Figure scripts:
--- start ---
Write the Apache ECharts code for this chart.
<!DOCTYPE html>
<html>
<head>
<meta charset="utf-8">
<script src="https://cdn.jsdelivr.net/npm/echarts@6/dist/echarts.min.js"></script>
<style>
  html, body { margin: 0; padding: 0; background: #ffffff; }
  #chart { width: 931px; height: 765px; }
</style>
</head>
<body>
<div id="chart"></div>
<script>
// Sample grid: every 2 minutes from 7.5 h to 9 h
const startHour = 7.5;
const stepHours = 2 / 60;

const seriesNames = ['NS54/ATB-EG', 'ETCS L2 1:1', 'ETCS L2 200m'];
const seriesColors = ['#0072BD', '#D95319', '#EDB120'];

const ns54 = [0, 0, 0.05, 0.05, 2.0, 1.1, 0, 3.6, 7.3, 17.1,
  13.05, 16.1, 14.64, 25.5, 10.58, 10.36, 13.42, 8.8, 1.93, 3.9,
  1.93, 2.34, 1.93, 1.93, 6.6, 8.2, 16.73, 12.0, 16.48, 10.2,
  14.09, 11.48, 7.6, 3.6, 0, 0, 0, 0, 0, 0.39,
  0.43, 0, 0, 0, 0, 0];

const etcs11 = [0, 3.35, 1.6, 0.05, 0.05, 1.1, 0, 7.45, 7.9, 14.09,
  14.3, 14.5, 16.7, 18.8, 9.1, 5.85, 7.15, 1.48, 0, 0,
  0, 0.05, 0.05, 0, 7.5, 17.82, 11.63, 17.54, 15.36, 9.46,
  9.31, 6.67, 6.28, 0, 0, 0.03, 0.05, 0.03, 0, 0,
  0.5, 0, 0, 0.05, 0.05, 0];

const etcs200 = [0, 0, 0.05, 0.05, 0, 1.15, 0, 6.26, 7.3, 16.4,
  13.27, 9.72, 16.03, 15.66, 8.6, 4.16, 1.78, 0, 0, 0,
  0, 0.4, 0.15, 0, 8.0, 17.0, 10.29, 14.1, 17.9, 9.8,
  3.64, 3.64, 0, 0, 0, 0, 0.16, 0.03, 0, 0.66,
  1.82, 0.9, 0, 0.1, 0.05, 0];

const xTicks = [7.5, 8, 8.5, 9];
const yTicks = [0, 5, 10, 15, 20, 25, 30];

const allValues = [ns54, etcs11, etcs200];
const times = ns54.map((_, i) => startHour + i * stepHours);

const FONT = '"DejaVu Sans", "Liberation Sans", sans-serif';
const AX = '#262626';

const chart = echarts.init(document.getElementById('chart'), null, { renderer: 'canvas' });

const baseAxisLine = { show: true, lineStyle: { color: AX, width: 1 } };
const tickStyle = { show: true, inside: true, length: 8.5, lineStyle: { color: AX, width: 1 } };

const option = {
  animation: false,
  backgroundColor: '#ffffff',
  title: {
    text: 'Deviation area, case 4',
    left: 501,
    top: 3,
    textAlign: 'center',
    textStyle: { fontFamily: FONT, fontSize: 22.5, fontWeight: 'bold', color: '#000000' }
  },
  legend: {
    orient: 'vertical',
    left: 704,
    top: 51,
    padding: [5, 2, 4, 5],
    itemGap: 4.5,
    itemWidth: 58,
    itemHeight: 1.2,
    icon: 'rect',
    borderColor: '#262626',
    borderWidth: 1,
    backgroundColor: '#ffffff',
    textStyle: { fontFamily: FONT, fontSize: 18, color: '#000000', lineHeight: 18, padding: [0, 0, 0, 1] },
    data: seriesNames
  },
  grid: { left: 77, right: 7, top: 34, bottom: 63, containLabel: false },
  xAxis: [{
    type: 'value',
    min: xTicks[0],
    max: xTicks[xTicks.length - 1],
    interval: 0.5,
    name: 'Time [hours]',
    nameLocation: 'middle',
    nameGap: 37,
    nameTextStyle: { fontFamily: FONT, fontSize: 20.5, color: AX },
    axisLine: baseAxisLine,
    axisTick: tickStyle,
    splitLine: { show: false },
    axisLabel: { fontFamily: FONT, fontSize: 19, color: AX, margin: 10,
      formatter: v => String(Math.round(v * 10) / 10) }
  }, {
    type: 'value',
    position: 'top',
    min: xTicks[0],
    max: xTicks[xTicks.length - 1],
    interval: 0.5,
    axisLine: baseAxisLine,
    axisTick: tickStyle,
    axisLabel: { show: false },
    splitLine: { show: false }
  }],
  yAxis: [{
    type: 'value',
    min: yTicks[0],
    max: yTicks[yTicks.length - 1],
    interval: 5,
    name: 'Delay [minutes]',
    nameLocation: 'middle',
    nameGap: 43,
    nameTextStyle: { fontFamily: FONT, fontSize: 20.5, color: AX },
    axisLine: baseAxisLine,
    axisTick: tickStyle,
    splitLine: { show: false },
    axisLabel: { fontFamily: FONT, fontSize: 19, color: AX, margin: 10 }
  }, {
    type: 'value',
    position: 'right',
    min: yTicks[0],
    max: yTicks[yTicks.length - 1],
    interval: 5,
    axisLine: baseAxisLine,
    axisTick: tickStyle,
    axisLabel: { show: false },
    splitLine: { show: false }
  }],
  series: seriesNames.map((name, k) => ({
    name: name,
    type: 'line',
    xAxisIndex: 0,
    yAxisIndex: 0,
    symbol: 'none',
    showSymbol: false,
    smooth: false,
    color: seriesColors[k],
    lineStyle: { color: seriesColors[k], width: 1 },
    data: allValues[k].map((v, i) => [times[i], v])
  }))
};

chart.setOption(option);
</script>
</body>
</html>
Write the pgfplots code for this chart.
--- end ---
Extract, please, the lines from the start of the entries above through the one with "const stepHours = 2 / 60;", both included, reproducing each exactly and adding nothing.

» EXERCISE ANSWER
Write the Apache ECharts code for this chart.
<!DOCTYPE html>
<html>
<head>
<meta charset="utf-8">
<script src="https://cdn.jsdelivr.net/npm/echarts@6/dist/echarts.min.js"></script>
<style>
  html, body { margin: 0; padding: 0; background: #ffffff; }
  #chart { width: 931px; height: 765px; }
</style>
</head>
<body>
<div id="chart"></div>
<script>
// Sample grid: every 2 minutes from 7.5 h to 9 h
const startHour = 7.5;
const stepHours = 2 / 60;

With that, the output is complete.